> **PROBLEM REQUIREMENTS**:
Reproduce word for word the lines from the beginning of the entries to the line with "ax = fig.add_axes([0.078, 0.080, 0.899, 0.843])", both included, but none of the pictures.

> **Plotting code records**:
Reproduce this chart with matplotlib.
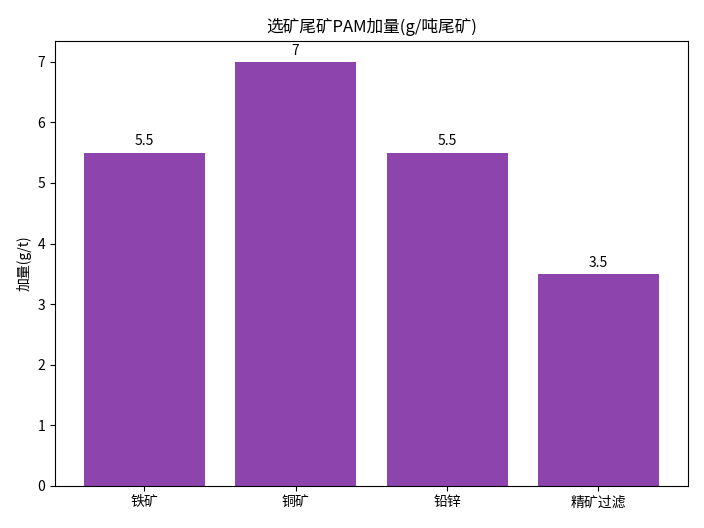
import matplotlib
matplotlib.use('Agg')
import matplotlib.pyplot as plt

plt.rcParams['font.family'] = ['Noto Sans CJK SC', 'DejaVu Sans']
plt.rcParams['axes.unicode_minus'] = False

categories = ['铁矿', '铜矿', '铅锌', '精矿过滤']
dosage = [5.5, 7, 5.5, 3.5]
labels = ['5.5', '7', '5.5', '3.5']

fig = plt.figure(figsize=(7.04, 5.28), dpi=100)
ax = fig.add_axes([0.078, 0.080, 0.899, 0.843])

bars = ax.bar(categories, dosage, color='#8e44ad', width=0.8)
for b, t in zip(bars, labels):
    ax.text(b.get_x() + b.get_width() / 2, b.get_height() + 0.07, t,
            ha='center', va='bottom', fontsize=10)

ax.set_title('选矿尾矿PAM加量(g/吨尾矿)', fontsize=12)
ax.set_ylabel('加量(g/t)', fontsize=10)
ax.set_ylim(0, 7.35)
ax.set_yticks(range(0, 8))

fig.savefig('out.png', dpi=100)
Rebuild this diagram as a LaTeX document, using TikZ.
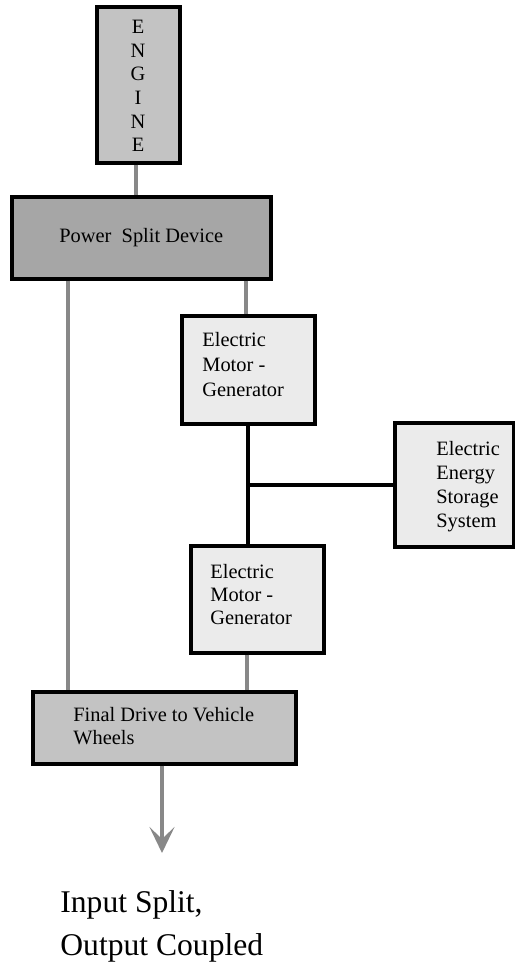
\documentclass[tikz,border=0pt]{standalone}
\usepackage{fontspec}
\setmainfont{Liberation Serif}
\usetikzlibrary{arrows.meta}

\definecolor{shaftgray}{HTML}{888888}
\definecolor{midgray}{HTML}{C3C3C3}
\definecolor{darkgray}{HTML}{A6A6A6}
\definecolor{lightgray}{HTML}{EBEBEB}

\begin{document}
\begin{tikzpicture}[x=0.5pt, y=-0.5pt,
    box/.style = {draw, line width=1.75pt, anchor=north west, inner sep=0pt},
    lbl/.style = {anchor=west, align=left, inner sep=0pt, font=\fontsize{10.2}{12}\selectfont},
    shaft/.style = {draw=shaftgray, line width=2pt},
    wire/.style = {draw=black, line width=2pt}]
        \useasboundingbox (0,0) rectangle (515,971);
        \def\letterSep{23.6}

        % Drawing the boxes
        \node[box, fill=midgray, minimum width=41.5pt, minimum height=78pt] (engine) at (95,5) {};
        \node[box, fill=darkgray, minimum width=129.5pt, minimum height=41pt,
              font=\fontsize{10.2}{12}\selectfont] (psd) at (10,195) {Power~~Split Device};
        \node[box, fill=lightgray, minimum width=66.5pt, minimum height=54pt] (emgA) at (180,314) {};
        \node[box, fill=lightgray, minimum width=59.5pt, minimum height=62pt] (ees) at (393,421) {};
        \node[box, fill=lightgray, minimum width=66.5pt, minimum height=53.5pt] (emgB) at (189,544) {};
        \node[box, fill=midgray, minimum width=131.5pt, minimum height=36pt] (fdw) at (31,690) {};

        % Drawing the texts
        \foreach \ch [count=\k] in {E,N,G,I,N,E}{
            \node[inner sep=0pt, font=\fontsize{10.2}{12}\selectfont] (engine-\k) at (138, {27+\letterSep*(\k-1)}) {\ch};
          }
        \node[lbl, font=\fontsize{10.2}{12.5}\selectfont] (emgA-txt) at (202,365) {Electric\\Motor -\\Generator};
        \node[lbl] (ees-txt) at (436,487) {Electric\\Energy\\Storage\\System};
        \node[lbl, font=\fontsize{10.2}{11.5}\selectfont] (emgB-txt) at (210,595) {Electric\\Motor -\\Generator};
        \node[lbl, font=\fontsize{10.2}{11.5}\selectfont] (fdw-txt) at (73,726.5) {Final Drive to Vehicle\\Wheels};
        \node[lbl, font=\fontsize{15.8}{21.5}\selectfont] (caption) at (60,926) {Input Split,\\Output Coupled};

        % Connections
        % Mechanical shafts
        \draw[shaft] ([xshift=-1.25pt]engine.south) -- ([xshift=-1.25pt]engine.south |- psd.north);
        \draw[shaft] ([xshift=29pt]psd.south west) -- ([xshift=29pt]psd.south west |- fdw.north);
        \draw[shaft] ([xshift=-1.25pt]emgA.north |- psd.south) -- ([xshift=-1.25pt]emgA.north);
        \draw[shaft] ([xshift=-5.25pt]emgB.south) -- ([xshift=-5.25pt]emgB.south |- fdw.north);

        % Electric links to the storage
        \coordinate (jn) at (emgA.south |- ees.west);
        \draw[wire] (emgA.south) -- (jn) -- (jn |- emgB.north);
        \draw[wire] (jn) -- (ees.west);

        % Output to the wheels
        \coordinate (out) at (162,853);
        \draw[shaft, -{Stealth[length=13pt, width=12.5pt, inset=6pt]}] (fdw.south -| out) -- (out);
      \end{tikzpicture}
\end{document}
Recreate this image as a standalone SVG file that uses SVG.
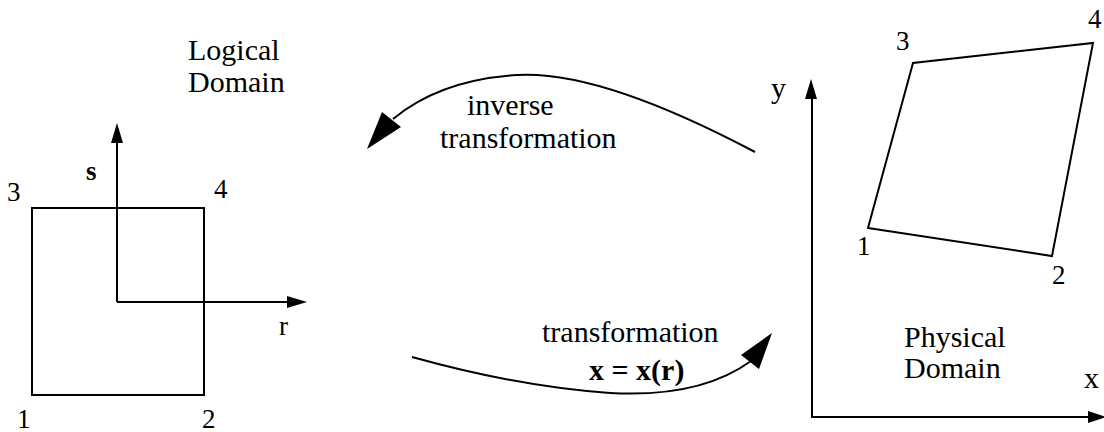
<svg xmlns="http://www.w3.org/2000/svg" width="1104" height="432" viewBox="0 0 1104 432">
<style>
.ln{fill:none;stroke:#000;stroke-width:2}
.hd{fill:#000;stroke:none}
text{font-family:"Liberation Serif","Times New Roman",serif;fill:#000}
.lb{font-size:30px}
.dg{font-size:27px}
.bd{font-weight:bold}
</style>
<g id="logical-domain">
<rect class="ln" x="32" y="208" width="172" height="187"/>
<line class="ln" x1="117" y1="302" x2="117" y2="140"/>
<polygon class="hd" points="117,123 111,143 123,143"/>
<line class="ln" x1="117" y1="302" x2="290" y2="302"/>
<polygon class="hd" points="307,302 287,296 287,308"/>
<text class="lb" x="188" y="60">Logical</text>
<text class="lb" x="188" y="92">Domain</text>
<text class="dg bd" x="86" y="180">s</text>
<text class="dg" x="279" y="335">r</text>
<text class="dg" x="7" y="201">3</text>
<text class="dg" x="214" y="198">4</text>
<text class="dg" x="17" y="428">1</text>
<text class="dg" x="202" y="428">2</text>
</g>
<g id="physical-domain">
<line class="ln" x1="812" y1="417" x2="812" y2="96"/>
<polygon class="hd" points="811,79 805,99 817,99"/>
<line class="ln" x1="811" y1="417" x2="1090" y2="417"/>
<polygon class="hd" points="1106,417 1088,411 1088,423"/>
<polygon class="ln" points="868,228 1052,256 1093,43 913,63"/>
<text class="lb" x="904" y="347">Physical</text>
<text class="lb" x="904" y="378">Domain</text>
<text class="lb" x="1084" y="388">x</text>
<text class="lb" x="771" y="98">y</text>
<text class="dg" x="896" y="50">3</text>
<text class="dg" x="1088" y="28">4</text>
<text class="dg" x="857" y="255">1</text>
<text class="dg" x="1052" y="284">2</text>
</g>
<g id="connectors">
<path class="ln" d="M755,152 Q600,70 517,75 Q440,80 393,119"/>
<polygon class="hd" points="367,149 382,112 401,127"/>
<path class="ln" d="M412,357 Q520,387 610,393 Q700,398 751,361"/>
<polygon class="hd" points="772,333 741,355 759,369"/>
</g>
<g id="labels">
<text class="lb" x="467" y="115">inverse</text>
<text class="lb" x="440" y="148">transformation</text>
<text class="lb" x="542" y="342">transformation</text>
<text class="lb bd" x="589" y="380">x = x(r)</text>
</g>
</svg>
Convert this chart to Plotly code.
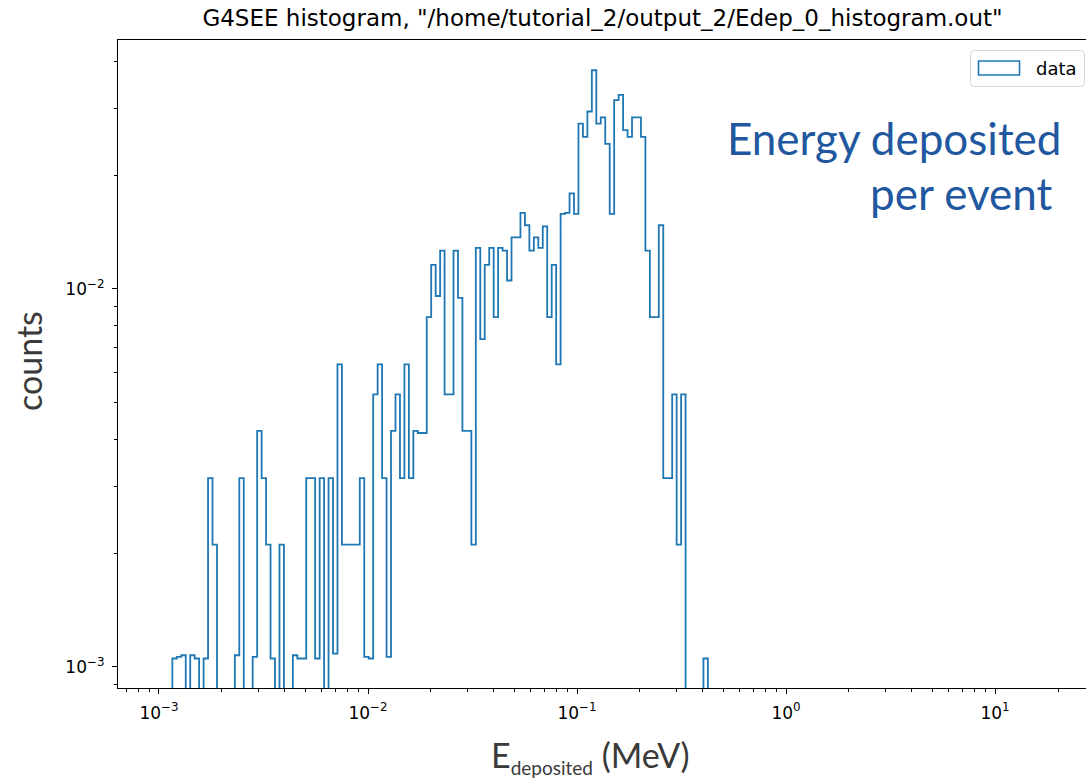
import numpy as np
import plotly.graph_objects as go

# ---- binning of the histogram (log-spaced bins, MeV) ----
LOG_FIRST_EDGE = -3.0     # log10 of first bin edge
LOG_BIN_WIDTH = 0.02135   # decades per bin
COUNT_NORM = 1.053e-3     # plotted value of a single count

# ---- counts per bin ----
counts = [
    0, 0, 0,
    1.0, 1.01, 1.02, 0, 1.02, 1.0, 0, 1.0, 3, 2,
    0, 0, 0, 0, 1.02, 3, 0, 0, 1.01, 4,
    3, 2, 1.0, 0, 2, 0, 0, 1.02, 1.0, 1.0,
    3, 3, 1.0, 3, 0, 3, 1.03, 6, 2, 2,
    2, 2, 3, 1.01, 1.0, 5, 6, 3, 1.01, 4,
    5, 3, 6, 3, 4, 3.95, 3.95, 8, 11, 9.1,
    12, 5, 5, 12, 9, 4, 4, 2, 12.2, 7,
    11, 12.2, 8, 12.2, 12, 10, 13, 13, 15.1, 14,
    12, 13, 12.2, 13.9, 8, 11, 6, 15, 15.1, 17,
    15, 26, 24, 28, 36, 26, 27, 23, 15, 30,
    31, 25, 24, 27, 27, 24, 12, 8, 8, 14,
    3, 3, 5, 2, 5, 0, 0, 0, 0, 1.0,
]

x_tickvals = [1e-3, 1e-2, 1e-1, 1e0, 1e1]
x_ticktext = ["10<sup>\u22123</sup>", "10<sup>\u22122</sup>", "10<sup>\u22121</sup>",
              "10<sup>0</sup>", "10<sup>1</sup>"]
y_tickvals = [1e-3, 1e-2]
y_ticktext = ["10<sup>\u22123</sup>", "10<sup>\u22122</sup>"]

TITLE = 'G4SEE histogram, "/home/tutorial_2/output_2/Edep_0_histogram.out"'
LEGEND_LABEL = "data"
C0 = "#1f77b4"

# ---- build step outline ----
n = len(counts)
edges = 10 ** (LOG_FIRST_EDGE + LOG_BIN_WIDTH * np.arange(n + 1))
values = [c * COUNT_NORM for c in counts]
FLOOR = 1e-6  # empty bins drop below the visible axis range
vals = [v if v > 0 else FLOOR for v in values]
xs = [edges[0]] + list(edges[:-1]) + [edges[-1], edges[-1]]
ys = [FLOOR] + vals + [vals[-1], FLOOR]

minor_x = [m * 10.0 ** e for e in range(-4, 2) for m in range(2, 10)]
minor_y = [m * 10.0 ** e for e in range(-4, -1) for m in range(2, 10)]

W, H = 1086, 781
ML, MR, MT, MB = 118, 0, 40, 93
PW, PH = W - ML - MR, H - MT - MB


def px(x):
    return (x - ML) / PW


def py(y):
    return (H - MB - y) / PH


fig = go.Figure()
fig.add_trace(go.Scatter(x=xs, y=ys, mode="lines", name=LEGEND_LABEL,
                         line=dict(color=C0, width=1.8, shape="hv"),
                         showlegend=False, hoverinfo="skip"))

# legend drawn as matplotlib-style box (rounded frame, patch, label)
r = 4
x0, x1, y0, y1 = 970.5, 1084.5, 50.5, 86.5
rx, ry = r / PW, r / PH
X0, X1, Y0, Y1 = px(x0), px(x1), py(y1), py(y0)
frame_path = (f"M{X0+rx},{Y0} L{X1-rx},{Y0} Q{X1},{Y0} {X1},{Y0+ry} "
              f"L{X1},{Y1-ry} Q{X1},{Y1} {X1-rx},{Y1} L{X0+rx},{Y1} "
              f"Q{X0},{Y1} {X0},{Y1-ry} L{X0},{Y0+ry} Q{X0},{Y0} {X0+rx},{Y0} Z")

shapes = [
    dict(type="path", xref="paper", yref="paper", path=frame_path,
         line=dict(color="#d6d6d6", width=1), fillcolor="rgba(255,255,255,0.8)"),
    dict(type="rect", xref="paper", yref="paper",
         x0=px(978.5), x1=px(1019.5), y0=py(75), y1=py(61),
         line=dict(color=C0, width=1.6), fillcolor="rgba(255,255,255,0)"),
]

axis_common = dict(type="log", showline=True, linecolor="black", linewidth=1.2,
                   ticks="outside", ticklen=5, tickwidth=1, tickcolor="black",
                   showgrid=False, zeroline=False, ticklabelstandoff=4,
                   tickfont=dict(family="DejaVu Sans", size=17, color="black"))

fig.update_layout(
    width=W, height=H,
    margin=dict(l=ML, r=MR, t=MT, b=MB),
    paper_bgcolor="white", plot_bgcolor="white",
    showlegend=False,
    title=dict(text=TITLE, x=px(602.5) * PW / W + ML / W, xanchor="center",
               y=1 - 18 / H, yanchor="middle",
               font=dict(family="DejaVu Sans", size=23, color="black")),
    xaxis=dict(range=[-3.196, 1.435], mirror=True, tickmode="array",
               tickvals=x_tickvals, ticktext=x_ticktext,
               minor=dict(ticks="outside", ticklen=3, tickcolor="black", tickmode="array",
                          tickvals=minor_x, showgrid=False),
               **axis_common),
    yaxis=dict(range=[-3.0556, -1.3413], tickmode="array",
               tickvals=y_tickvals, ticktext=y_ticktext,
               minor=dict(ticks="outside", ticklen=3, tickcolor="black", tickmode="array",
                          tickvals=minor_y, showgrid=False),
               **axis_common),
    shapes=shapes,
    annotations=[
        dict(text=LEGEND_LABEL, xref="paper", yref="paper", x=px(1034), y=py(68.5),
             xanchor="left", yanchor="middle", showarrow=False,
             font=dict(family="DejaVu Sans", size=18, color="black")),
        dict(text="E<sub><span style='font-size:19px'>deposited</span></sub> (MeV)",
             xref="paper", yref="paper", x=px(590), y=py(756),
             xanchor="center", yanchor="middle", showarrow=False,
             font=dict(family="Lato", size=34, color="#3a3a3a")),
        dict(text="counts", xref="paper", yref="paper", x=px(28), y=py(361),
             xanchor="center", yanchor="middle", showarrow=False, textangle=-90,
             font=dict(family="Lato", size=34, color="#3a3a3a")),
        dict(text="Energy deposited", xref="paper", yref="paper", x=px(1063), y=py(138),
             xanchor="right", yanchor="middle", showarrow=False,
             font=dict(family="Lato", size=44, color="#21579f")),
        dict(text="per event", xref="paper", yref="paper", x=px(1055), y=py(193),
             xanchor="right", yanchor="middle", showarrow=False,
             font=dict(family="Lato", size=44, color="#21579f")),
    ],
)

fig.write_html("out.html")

> **EXERCISE OUTPUT**:
Reproduce this chart with matplotlib.
import matplotlib
matplotlib.use('Agg')
import matplotlib.pyplot as plt

plt.rcParams['font.family'] = ['Noto Sans CJK SC', 'DejaVu Sans']
plt.rcParams['axes.unicode_minus'] = False

categories = ['铁矿', '铜矿', '铅锌', '精矿过滤']
dosage = [5.5, 7, 5.5, 3.5]
labels = ['5.5', '7', '5.5', '3.5']

fig = plt.figure(figsize=(7.04, 5.28), dpi=100)
ax = fig.add_axes([0.078, 0.080, 0.899, 0.843])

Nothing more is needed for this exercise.